Есть, вероятно, два типа писателей: наблюдатели и режиссеры. Костя был скорее режиссером (что, впрочем, не исключает наблюдательности). Я не хочу сказать, что ты попадал в готовый, уже написанный сценарий. Вовсе нет. Действовала скорее обстановка, атмосфера: именно она подсказывала решение, удачное для общей композиции.
…Был один замечательный момент, когда соединились два сценария и два режиссерских метода. Только что вышел на экраны фильм Германа «Мой друг Иван Лапшин», все его сразу посмотрели, но мнения о нем разделились. Одни говорили: «Гениально», другие: «Сделано хорошо, но начинка-то – с гнильцой!» Споры продолжались из недели в неделю, и люди на наших «понедельниках» (журфиксах) наскакивали друг на друга как заведенные. Костя слушал, помалкивал, хмыкал. А когда разговор уже начал превращаться в заезженную пластинку, сделал такую штуку: привел на «понедельник» самого Ивана Лапшина (то есть актера Болтнева). После чего о фильме больше ни разу не заговаривали.
Далеко не сразу прояснился очень тонкий, почти паутинный характер Костиного режиссерского метода. Полное отсутствие прямых указаний исключало возможность бунта. То есть бунты, конечно, случались (и нередко), но все задним числом и, в общем, безрезультатно. Кукловод из Кости был так себе, на любительском уровне; наверное, поэтому все с такой охотой подхватывали его игру. В нем не было ничего угрожающего, мефистофельского. Он, собственно, и не был режиссером по преимуществу. Скорее главой (и одновременно тотемом) небольшого племени, клана, – составного и текучего. Компания отстаивалась постепенно. Всегда было полно какой-то непредусмотренной молодежи, заявлявшейся на халяву, нервной и с претензиями. Связи постоянно испытывались на разрыв; может, потому и оказались такими прочными. В конце концов соединились люди очень разные, даже по возрасту, как и полагается в настоящем клане.
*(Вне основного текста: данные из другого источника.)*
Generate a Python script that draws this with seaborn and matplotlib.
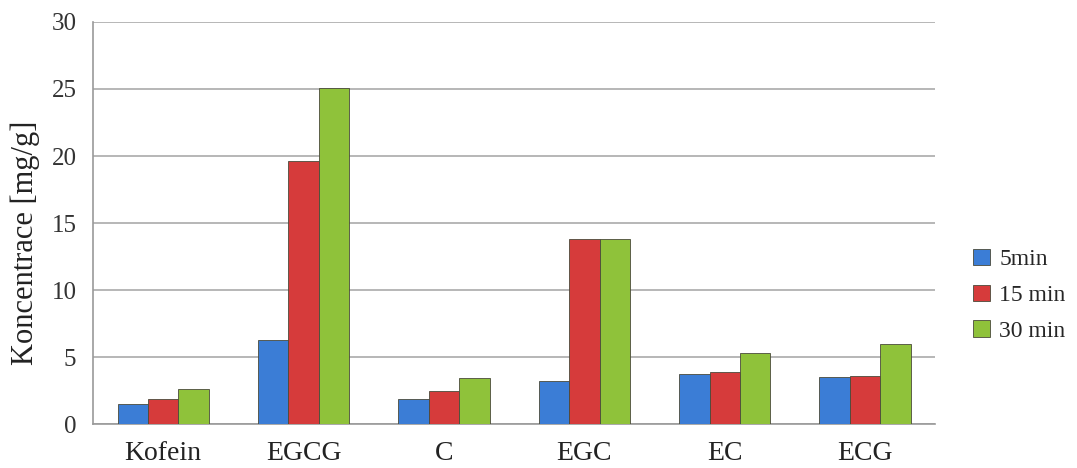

Основную группу я впервые наблюдал в переходе через Садовое кольцо, что у Курского вокзала. Они куда-то неслись, обгоняя друг друга. Ни на секунду не смешивались с общим потоком людей, выделяясь стремительностью движений, инородностью лиц и действуя как будто в другом измерении. Впереди летела высокая красавица с крупными светлыми кудрями вразлет и лентой через лоб, как у средневекового ремесленника. (Имени не вспомню; она потом мелькнула еще раз и исчезла навсегда.) Все вместе – как мгновенный кадр из западного фильма.